Instructions to follow –
Restate the data word for word and leave the images out.

Dataset section –
==*==
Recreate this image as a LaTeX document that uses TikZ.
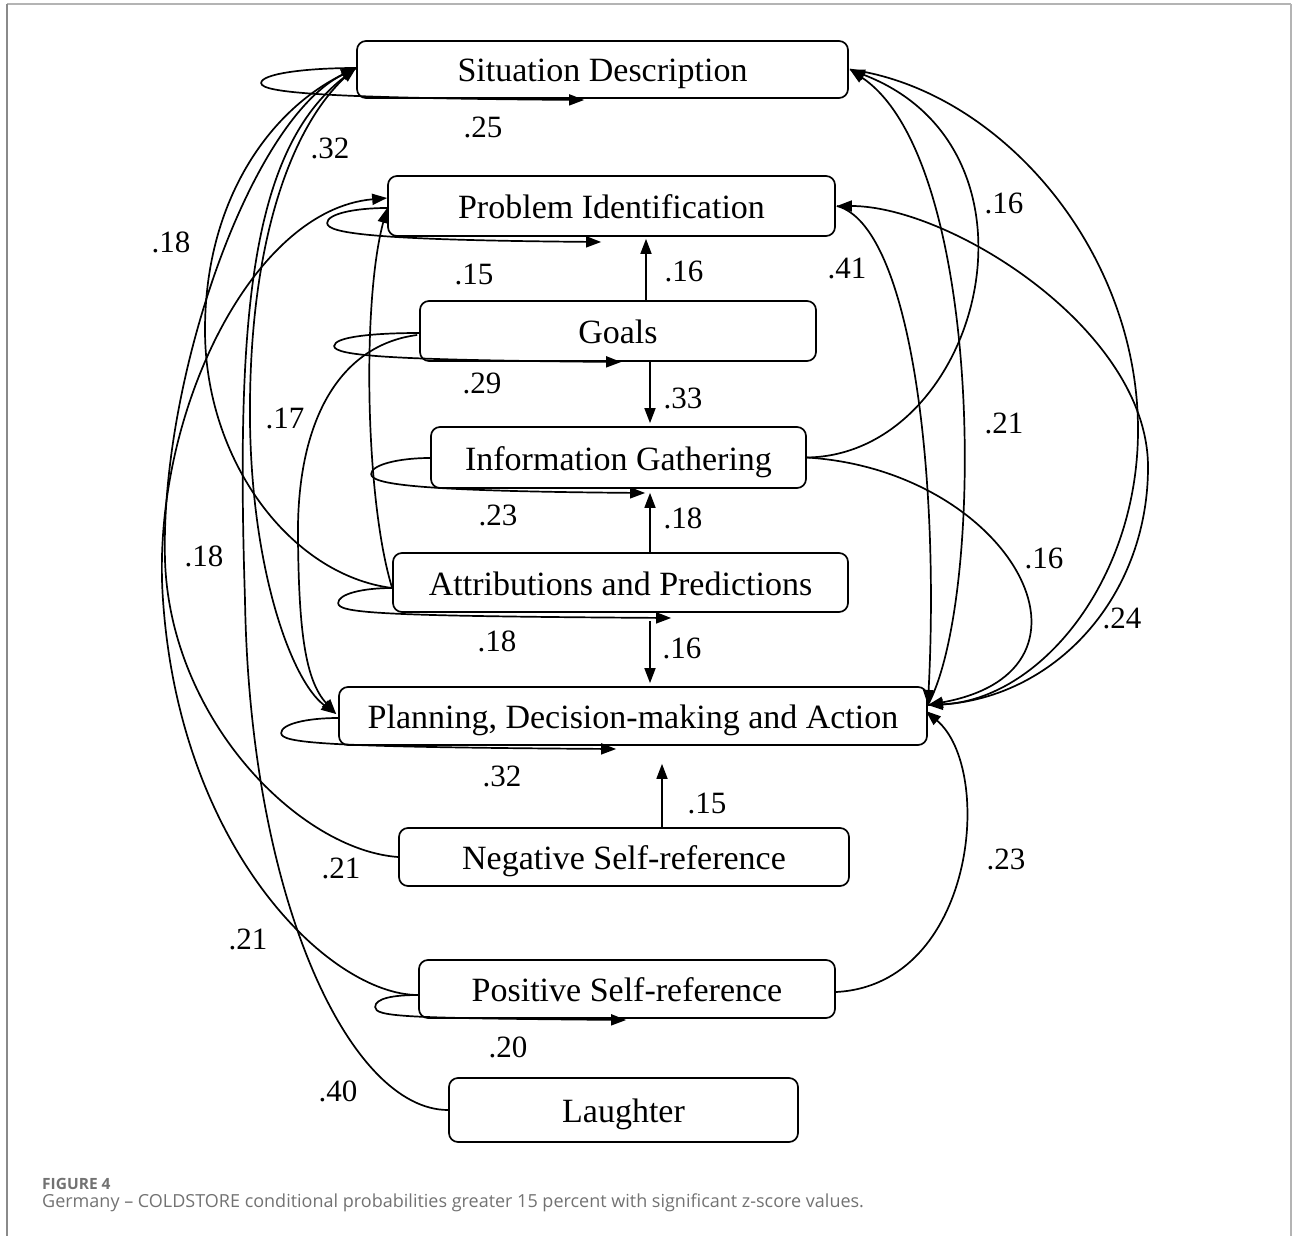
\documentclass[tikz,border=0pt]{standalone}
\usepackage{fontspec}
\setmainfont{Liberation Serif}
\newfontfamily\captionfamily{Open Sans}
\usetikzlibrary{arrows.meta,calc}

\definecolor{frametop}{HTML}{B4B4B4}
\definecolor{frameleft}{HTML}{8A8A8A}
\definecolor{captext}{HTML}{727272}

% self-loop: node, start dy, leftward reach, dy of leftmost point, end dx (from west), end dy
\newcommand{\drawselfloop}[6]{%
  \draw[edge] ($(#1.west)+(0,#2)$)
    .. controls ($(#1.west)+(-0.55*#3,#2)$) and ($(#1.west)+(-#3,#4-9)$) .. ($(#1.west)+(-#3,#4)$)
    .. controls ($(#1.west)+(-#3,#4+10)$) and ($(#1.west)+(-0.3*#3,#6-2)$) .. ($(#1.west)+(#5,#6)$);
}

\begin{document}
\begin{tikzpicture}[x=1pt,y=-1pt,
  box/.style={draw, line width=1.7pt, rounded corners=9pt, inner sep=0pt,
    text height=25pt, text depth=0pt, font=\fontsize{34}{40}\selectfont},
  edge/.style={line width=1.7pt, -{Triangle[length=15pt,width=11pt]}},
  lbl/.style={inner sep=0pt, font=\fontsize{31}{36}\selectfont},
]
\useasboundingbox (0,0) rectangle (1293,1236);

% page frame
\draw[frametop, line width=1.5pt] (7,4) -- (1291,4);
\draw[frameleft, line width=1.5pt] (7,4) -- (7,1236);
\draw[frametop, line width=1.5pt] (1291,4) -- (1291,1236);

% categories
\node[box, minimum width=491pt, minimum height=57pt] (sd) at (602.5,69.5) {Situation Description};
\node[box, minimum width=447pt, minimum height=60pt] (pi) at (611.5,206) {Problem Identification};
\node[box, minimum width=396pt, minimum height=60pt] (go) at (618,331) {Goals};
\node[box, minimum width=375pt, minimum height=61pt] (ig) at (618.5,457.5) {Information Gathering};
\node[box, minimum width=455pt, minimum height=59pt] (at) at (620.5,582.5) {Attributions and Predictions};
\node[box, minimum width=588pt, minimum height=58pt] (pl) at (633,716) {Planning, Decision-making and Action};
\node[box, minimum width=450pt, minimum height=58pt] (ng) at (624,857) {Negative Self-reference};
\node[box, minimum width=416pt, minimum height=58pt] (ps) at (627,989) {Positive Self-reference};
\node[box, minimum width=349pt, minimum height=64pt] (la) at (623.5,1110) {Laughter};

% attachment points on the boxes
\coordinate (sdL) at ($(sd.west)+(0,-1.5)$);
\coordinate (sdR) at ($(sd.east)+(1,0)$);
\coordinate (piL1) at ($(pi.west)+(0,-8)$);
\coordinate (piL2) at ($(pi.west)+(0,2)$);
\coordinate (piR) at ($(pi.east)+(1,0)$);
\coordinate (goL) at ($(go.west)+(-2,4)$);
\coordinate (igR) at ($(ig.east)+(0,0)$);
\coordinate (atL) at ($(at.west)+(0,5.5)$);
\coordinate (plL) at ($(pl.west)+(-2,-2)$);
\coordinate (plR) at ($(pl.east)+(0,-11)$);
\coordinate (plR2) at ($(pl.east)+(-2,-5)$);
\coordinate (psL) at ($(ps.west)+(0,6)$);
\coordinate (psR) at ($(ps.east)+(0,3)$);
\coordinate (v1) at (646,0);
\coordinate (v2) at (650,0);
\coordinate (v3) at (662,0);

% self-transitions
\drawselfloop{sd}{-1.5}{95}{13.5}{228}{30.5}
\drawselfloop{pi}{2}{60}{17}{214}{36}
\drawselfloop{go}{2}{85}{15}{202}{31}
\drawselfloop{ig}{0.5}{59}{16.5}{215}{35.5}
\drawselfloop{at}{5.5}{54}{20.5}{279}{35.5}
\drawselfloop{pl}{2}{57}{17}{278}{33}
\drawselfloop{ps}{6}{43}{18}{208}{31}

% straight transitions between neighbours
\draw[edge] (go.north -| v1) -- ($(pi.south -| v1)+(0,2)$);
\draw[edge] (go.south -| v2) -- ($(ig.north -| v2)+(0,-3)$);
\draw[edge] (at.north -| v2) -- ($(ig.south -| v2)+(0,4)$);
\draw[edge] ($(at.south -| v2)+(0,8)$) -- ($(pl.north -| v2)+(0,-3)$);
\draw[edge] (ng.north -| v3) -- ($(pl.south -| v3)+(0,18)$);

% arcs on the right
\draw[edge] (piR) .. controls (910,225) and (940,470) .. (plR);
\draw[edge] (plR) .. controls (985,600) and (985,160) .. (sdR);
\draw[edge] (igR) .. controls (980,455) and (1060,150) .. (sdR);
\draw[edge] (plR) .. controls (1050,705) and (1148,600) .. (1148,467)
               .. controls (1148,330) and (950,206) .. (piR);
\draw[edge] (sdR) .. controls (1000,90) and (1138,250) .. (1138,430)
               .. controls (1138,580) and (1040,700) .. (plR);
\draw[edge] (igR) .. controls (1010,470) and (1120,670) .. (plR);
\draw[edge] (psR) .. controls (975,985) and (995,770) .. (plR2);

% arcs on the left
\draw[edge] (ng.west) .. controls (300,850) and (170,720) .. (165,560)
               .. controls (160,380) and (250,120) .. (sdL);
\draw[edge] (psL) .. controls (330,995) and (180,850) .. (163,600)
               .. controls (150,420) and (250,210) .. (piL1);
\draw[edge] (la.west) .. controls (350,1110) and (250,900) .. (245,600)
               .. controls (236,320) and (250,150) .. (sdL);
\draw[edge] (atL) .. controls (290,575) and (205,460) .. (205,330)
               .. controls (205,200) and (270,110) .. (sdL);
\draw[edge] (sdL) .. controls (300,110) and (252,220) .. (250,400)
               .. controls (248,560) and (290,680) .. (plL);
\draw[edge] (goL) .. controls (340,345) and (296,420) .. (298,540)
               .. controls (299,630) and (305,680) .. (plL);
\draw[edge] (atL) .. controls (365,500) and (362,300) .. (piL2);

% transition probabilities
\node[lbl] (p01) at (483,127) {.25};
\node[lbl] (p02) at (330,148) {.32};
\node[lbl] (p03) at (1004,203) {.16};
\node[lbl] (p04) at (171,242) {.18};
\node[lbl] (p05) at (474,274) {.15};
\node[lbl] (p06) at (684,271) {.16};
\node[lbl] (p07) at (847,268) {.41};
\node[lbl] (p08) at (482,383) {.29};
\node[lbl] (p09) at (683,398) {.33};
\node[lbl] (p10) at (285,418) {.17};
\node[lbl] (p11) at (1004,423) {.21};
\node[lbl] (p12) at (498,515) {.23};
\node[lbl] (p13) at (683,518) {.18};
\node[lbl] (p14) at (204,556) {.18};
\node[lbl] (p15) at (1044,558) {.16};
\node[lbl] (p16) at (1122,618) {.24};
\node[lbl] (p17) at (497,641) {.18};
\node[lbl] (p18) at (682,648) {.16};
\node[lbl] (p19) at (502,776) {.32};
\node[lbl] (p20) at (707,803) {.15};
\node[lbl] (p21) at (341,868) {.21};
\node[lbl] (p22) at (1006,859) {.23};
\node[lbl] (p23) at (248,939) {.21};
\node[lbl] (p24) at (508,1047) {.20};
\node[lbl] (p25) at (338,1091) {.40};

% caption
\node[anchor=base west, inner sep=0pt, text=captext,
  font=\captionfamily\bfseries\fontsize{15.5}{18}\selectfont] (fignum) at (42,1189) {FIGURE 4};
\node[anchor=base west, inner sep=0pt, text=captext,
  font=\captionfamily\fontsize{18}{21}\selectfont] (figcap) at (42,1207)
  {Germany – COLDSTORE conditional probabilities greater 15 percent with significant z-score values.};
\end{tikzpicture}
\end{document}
==*==
Answer for this exercise –
Recreate this image as a LaTeX document that uses TikZ.
\documentclass[tikz,border=0pt]{standalone}
\usepackage{fontspec}
\setmainfont{Liberation Serif}
\newfontfamily\captionfamily{Open Sans}
\usetikzlibrary{arrows.meta,calc}

\definecolor{frametop}{HTML}{B4B4B4}
\definecolor{frameleft}{HTML}{8A8A8A}
\definecolor{captext}{HTML}{727272}

% self-loop: node, start dy, leftward reach, dy of leftmost point, end dx (from west), end dy
\newcommand{\drawselfloop}[6]{%
  \draw[edge] ($(#1.west)+(0,#2)$)
    .. controls ($(#1.west)+(-0.55*#3,#2)$) and ($(#1.west)+(-#3,#4-9)$) .. ($(#1.west)+(-#3,#4)$)
    .. controls ($(#1.west)+(-#3,#4+10)$) and ($(#1.west)+(-0.3*#3,#6-2)$) .. ($(#1.west)+(#5,#6)$);
}

\begin{document}
\begin{tikzpicture}[x=1pt,y=-1pt,
  box/.style={draw, line width=1.7pt, rounded corners=9pt, inner sep=0pt,
    text height=25pt, text depth=0pt, font=\fontsize{34}{40}\selectfont},
  edge/.style={line width=1.7pt, -{Triangle[length=15pt,width=11pt]}},
  lbl/.style={inner sep=0pt, font=\fontsize{31}{36}\selectfont},
]
\useasboundingbox (0,0) rectangle (1293,1236);

% page frame
\draw[frametop, line width=1.5pt] (7,4) -- (1291,4);
\draw[frameleft, line width=1.5pt] (7,4) -- (7,1236);
\draw[frametop, line width=1.5pt] (1291,4) -- (1291,1236);

% categories
\node[box, minimum width=491pt, minimum height=57pt] (sd) at (602.5,69.5) {Situation Description};
\node[box, minimum width=447pt, minimum height=60pt] (pi) at (611.5,206) {Problem Identification};
\node[box, minimum width=396pt, minimum height=60pt] (go) at (618,331) {Goals};
\node[box, minimum width=375pt, minimum height=61pt] (ig) at (618.5,457.5) {Information Gathering};
\node[box, minimum width=455pt, minimum height=59pt] (at) at (620.5,582.5) {Attributions and Predictions};
\node[box, minimum width=588pt, minimum height=58pt] (pl) at (633,716) {Planning, Decision-making and Action};
\node[box, minimum width=450pt, minimum height=58pt] (ng) at (624,857) {Negative Self-reference};
\node[box, minimum width=416pt, minimum height=58pt] (ps) at (627,989) {Positive Self-reference};
\node[box, minimum width=349pt, minimum height=64pt] (la) at (623.5,1110) {Laughter};

% attachment points on the boxes
\coordinate (sdL) at ($(sd.west)+(0,-1.5)$);
\coordinate (sdR) at ($(sd.east)+(1,0)$);
\coordinate (piL1) at ($(pi.west)+(0,-8)$);
\coordinate (piL2) at ($(pi.west)+(0,2)$);
\coordinate (piR) at ($(pi.east)+(1,0)$);
\coordinate (goL) at ($(go.west)+(-2,4)$);
\coordinate (igR) at ($(ig.east)+(0,0)$);
\coordinate (atL) at ($(at.west)+(0,5.5)$);
\coordinate (plL) at ($(pl.west)+(-2,-2)$);
\coordinate (plR) at ($(pl.east)+(0,-11)$);
\coordinate (plR2) at ($(pl.east)+(-2,-5)$);
\coordinate (psL) at ($(ps.west)+(0,6)$);
\coordinate (psR) at ($(ps.east)+(0,3)$);
\coordinate (v1) at (646,0);
\coordinate (v2) at (650,0);
\coordinate (v3) at (662,0);

% self-transitions
\drawselfloop{sd}{-1.5}{95}{13.5}{228}{30.5}
\drawselfloop{pi}{2}{60}{17}{214}{36}
\drawselfloop{go}{2}{85}{15}{202}{31}
\drawselfloop{ig}{0.5}{59}{16.5}{215}{35.5}
\drawselfloop{at}{5.5}{54}{20.5}{279}{35.5}
\drawselfloop{pl}{2}{57}{17}{278}{33}
\drawselfloop{ps}{6}{43}{18}{208}{31}

% straight transitions between neighbours
\draw[edge] (go.north -| v1) -- ($(pi.south -| v1)+(0,2)$);
\draw[edge] (go.south -| v2) -- ($(ig.north -| v2)+(0,-3)$);
\draw[edge] (at.north -| v2) -- ($(ig.south -| v2)+(0,4)$);
\draw[edge] ($(at.south -| v2)+(0,8)$) -- ($(pl.north -| v2)+(0,-3)$);
\draw[edge] (ng.north -| v3) -- ($(pl.south -| v3)+(0,18)$);

% arcs on the right
\draw[edge] (piR) .. controls (910,225) and (940,470) .. (plR);
\draw[edge] (plR) .. controls (985,600) and (985,160) .. (sdR);
\draw[edge] (igR) .. controls (980,455) and (1060,150) .. (sdR);
\draw[edge] (plR) .. controls (1050,705) and (1148,600) .. (1148,467)
               .. controls (1148,330) and (950,206) .. (piR);
\draw[edge] (sdR) .. controls (1000,90) and (1138,250) .. (1138,430)
               .. controls (1138,580) and (1040,700) .. (plR);
\draw[edge] (igR) .. controls (1010,470) and (1120,670) .. (plR);
\draw[edge] (psR) .. controls (975,985) and (995,770) .. (plR2);

% arcs on the left
\draw[edge] (ng.west) .. controls (300,850) and (170,720) .. (165,560)
               .. controls (160,380) and (250,120) .. (sdL);
\draw[edge] (psL) .. controls (330,995) and (180,850) .. (163,600)
               .. controls (150,420) and (250,210) .. (piL1);
\draw[edge] (la.west) .. controls (350,1110) and (250,900) .. (245,600)
               .. controls (236,320) and (250,150) .. (sdL);
\draw[edge] (atL) .. controls (290,575) and (205,460) .. (205,330)
               .. controls (205,200) and (270,110) .. (sdL);
\draw[edge] (sdL) .. controls (300,110) and (252,220) .. (250,400)
               .. controls (248,560) and (290,680) .. (plL);
\draw[edge] (goL) .. controls (340,345) and (296,420) .. (298,540)
               .. controls (299,630) and (305,680) .. (plL);
\draw[edge] (atL) .. controls (365,500) and (362,300) .. (piL2);

% transition probabilities
\node[lbl] (p01) at (483,127) {.25};
\node[lbl] (p02) at (330,148) {.32};
\node[lbl] (p03) at (1004,203) {.16};
\node[lbl] (p04) at (171,242) {.18};
\node[lbl] (p05) at (474,274) {.15};
\node[lbl] (p06) at (684,271) {.16};
\node[lbl] (p07) at (847,268) {.41};
\node[lbl] (p08) at (482,383) {.29};
\node[lbl] (p09) at (683,398) {.33};
\node[lbl] (p10) at (285,418) {.17};
\node[lbl] (p11) at (1004,423) {.21};
\node[lbl] (p12) at (498,515) {.23};
\node[lbl] (p13) at (683,518) {.18};
\node[lbl] (p14) at (204,556) {.18};
\node[lbl] (p15) at (1044,558) {.16};
\node[lbl] (p16) at (1122,618) {.24};
\node[lbl] (p17) at (497,641) {.18};
\node[lbl] (p18) at (682,648) {.16};
\node[lbl] (p19) at (502,776) {.32};
\node[lbl] (p20) at (707,803) {.15};
\node[lbl] (p21) at (341,868) {.21};
\node[lbl] (p22) at (1006,859) {.23};
\node[lbl] (p23) at (248,939) {.21};
\node[lbl] (p24) at (508,1047) {.20};
\node[lbl] (p25) at (338,1091) {.40};

% caption
\node[anchor=base west, inner sep=0pt, text=captext,
  font=\captionfamily\bfseries\fontsize{15.5}{18}\selectfont] (fignum) at (42,1189) {FIGURE 4};
\node[anchor=base west, inner sep=0pt, text=captext,
  font=\captionfamily\fontsize{18}{21}\selectfont] (figcap) at (42,1207)
  {Germany – COLDSTORE conditional probabilities greater 15 percent with significant z-score values.};
\end{tikzpicture}
\end{document}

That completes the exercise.